NOOR JAVED
TORONTO — Canadian Press Published on Friday, Aug. 10, 2007 4:12PM EDT Last updated on Friday, Apr. 03, 2009 10:23AM EDT
Canadian poet Margaret Avison, who was lauded as a “national treasure” when she won the prestigious Griffin Poetry Prize four years ago, has died at age 89.
“Her contribution to Canadian literature was incalculable,” said Joseph Zezulka, an English professor at the University of Western Ontario who met Avison in the early 1970s while she was a writer-in-residence at the university.
During a literary career that spanned over 40 years, Avison twice won the Governor General's Award for poetry: once in 1960 for her debut collection “The Winter Sun,” and again 30 years later for her fourth book of poetry “No Time.” She was made an officer of the Order of Canada in 1985.
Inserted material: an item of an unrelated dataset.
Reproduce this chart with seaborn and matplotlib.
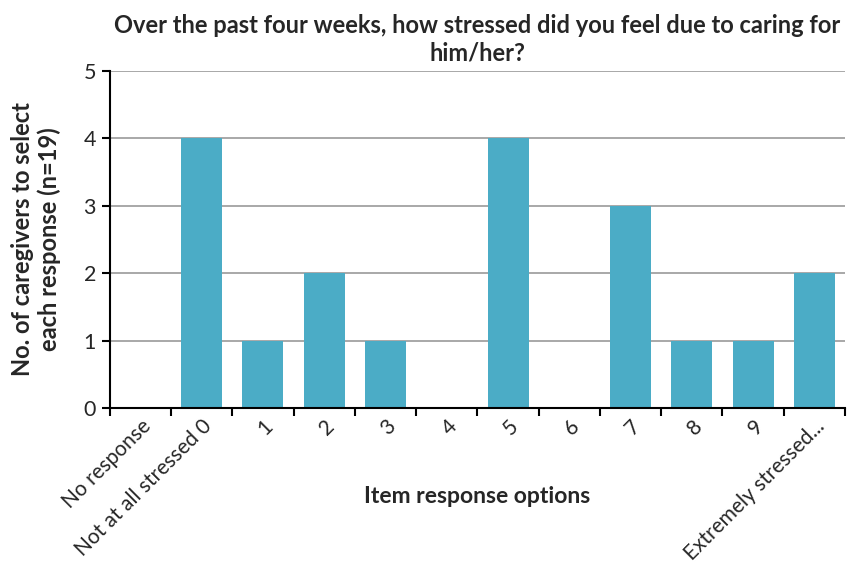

Born in Galt, Ont., and raised in Regina, Calgary and Toronto, Avison attended the University of Toronto's Victoria College, where she studied English literature. She went on to hold three honorary doctorates. Aside from her poetry, she also worked as a librarian, editor, teacher and social worker.
In 1963, Avison became a “committed Christian,” and her faith often inspired her work.
“She was perhaps one of the great religious poets of this century,” said Zezulka. “Margaret's reputation was international, her work was even translated into a number of languages.”
“It was a private religious conviction,” he added. “She was kindliness itself, she had so much tolerance and charity for her fellow beings, and I think that's the important thing about her Christianity.”
Her cousin, Heather Boyd, called Avison “a formidable intellect and a deeply religious woman.”
“Her place in Canadian literature was driven home to me in the early '70s when she was writer-in-residence at the University of Western Ontario and I was an English major,” said Boyd.
“Yet she was also my cousin Marg, an unassuming, thoughtful woman who would share jokes and life's moments gently with us, albeit always with precision and sharp wit.”
In 2003, at the age of 85, Avison won the $40,000 Griffin Poetry Prize for her work “Concrete and Wild Carrot,” which was celebrated as “an occasion of beauty.”
The judges commended Avison for the “many decades she has forged a way to write, against the grain, some of the most human, sweet and profound poetry of our time.”
Avison viewed poetry as a two-way relationship, where she “expected her readers to work as hard reading her poems as she worked at composing them,” said Zezulka.
For those who were able to persist, and truly understand her writings, the outcome was always satisfying, he said.
“The thing with her poetry is that you must grapple with it, it just does not open up, its rewards come only to those are willing to make the effort,” said Zezulka.
“Her poems were not snacks, they were full meals.”
Avison died last week in Toronto. A private memorial service has already been held.